As I approached my ninth month, we happily agreed on a price, and I began to fantasize about giving all my “grade-A” boxes to the box gemach. Then a sizable snag burst my fantasy bubble. The inspection report revealed several major concerns including the trifecta of terms you never want to hear in relation to your new house: mold, foundations problems, and plumbing issues.

We were out delivering shalach manos when I got the call that the deal had officially fallen through. I remember trying to hold back tears, resigning myself to someday catering a lavish Shabbos sheva brachos for our children out of my mini-fridge in those makeshift shul classrooms.

The next day, remembering that Hashem’s salvation can turn the tides in an instant, I began again from square one. I found a short-sale listed on the outskirts of the community and told our real estate agent that he was to put a bid on that, and we’d wrap this whole drama up. After all, I was in my ninth month and not interested in taking a newborn with us to our makeshift shul penthouse.

Those next few days everyone tried to dissuade me. The short-sale was in a quasi-dangerous location, and I wasn’t thinking things through clearly. As I pondered why the bank was taking so long getting back to us, I checked the real estate listings one more time and noticed there was a property “just listed.”

Bolstered by a year of combing the market, I was able to assess that it was an incredible deal given how much land it was on. I called my real estate agent, and we headed over there.

It didn’t really matter to me what the house itself looked like inside as I waddled up its steps, but I do remember some particularly hideous features such as lime green wallpaper, peeling red vinyl tiles, and some long, brown-plugged monstrosity in the den that my husband later told me he was sure was a foghorn.

“It’s perfect!” I told the agent. “I’ll take it.”

He coaxed me aside and said, “Beth, this house isn’t for you. It has almost nothing on your ‘want list’!”

“Forget the lists,” I told him. “I have a vision for it. I’m willing to put in the work, and at this price we’re able to. It’s got great bones and great land and I’m sick of waiting for the perfect ready-made house in our price range to show up. I’d rather get this fixer upper and make it our own.”

I then proceeded to call my husband and gush, “This is the one!” and he rushed over from work expecting to see a beautiful home. He too pulled me aside and questioned, “After all our travels and all our moves, this is the house you want?”

When I told him we were going morph this house into what we dreamed of by taking it step-by-step and planning it ourselves, he smiled and sighed. “This is love,” he said, “buying a house you don’t want, but trusting your wife’s vision for it. You followed me into the unknown time and again, so now I’ll follow you.”

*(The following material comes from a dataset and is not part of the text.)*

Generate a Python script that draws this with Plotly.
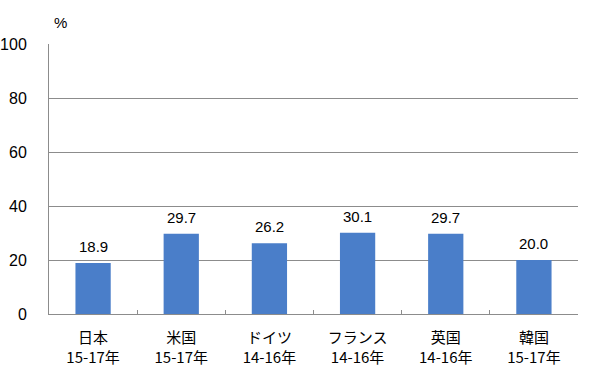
import plotly.graph_objects as go

countries = ["日本", "米国", "ドイツ", "フランス", "英国", "韓国"]
periods = ["15-17年", "15-17年", "14-16年", "14-16年", "14-16年", "15-17年"]
values = [18.9, 29.7, 26.2, 30.1, 29.7, 20.0]
y_ticks = [0, 20, 40, 60, 80, 100]

cats = [f"{c}<br>{p}" for c, p in zip(countries, periods)]

font_family = "Liberation Sans, Noto Sans CJK JP, Arial, sans-serif"
jp_family = "Noto Sans CJK JP, sans-serif"

fig = go.Figure(
    go.Bar(
        x=cats,
        y=values,
        marker=dict(color="#4a7ec9", line=dict(width=0)),
        width=0.4,
        cliponaxis=False,
    )
)

annotations = [
    dict(
        x=c,
        y=v,
        xref="x",
        yref="y",
        text=f"{v:.1f}",
        showarrow=False,
        yanchor="bottom",
        yshift=6,
        font=dict(size=15, color="#000000", family=font_family),
    )
    for c, v in zip(cats, values)
]
annotations.append(
    dict(
        text="%",
        xref="paper",
        yref="paper",
        x=(60 - 49) / 529,
        y=1.0,
        xanchor="center",
        yanchor="middle",
        yshift=22,
        showarrow=False,
        font=dict(size=15, color="#000000", family=font_family),
    )
)

fig.update_layout(
    width=600,
    height=376,
    margin=dict(l=49, r=22, t=44, b=62),
    paper_bgcolor="white",
    plot_bgcolor="white",
    showlegend=False,
    font=dict(family=font_family, size=15, color="#000000"),
    annotations=annotations,
)

fig.update_yaxes(
    range=[0, 100],
    tickvals=y_ticks,
    showgrid=True,
    gridcolor="#8c8c8c",
    gridwidth=1,
    showline=True,
    linecolor="#8c8c8c",
    linewidth=1,
    ticks="",
    ticklabelstandoff=18,
    tickfont=dict(size=16, family=font_family),
    zeroline=False,
    automargin=False,
)

fig.update_xaxes(
    showline=True,
    linecolor="#8c8c8c",
    linewidth=1,
    tickson="boundaries",
    ticks="inside",
    ticklen=4,
    tickcolor="#8c8c8c",
    tickfont=dict(size=15, family=jp_family),
    ticklabelstandoff=10,
    automargin=False,
)

fig.write_html("out.html")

Something else I never realized in all of my house-hunting was that when you buy a house, you’re really acquiring a block as well, a community of neighbors who may or may not fit your needs, jive with your values, and help you through life’s deep challenges.

On that day I never thought to look into the neighbors as we made our rash decision, but Hashem had my back here as well. He led me to a block where I was destined to meet women who became like sisters to me, a buffet of friendship replacing the single-servings of those first seven years of wandering.

We negotiated the price that afternoon and signed the contract the day before I went into labor. Our daughter’s first birthday was the first party we threw in the fixed-up fixer-upper after the addition, construction, and foghorn removal, and boy was it a sight to be seen!

Nine years later, I still walk around our house thinking how blessed I am that all those other houses fell through, that Hashem guided our search to “the one” that was waiting out there for us.

It took me two months to unpack all the boxes, but when I did, my husband and I went together on our triumphant trip to the box gemach. It never felt so good to recycle.